All of this is especially interesting if you’re curious about how the mind processes information, and derives story from the combination of character body language, background detail, lettering style, colour, and so forth. The whole is most definitely more than the sum of its parts. If communication interests you, then comics can teach you a lot.
Forgive the use of NLP terminology, but the key to all this is submodalities. They exist on the outside, after all, and not just in internal representations. That’s necessarily the case: when something has impact, it works both ways. When someone with anger problems says they see red, well, there’s a reason for that. And comic artists know that intuitively – one way to depict a scene from the perspective of an angry character is to do so with a red wash over the panel or page. Big bold lettering in contrast to smaller conveys the sense of volume, and look at just how much Dave Sim can get across using lettering as he does in this scene with his aardvark protagonist hearing a couple in the next room making love. And here, lettering is used for sound effects as well as dialogue in a scene that conveys what men drinking can be like.
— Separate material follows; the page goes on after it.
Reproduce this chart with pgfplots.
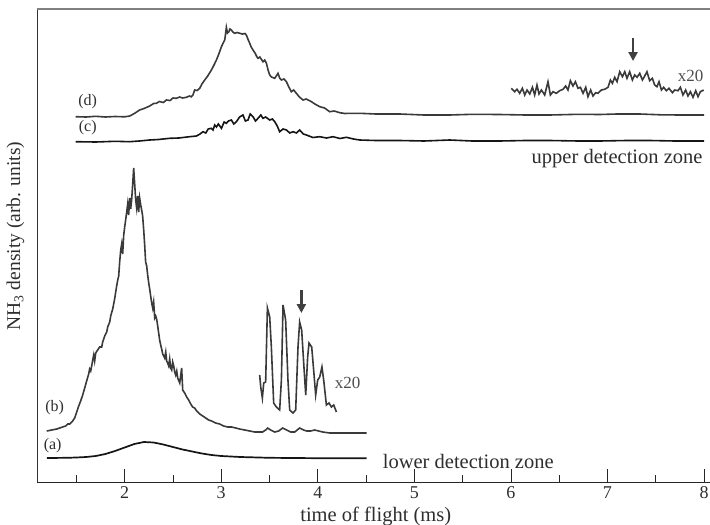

That’s just some of what’s possible, and we’re in interesting territory at this point, that’s concerned as much with semiotics as anything. And if you’re at all interested in the images the mind comes up with, comics are an interesting way to explore how other people do just that. There’s a beautiful example in Ganges, an extraordinary comic that chronicles its protagonist’s attempts to get to sleep one night. Check out the link to the review back there and you’ll see what I mean – it features pages from the comic, which are intricately designed and illustrated to convey different facets of the experience of moving from a waking state to a sleeping one.
The broader point here is that art can say just as much as non-fiction about the experience of consciousness as the likes of Pinker and Gilchrist and (insert your fave non-fiction author on matters of the mind here). Where those brilliant people write about dazzling concepts with reference to cutting edge research, art can evoke parallel experiences through the ways it affects the senses and the way we process them. I could read any number of authors on grief, but when I listen to Robert Fripp’s improvisations inspired by the death of his mother, it’s something I can feel beyond the power of any words.
If NLP is about making people better communicators, where are the Master Practitioners who can move me as John Coltrane and Andy Goldsworthy can? Whose presence can affect me like the music of Bjork, the paintings of Rothko? You can say that’s not fair, and that might be reasonable…but reason itself is a function of the language that many NLPers are fixated on, part of the totality of human experience. And it’s those realms beyond language that fascinate me the most, and that I want to capture – paradoxically perhaps – in writing. Only, if you’ve read Pynchon or Burroughs, or found someone else whose words move you in ways you can’t account for, you too will appreciate that there’s so much more to what can be done in language than was ever charted by Bandler and Grinder. Brilliant as their work was (and is), there are pinnacles of human achievement that surpass it. And it’s those that draw me on and inspire me.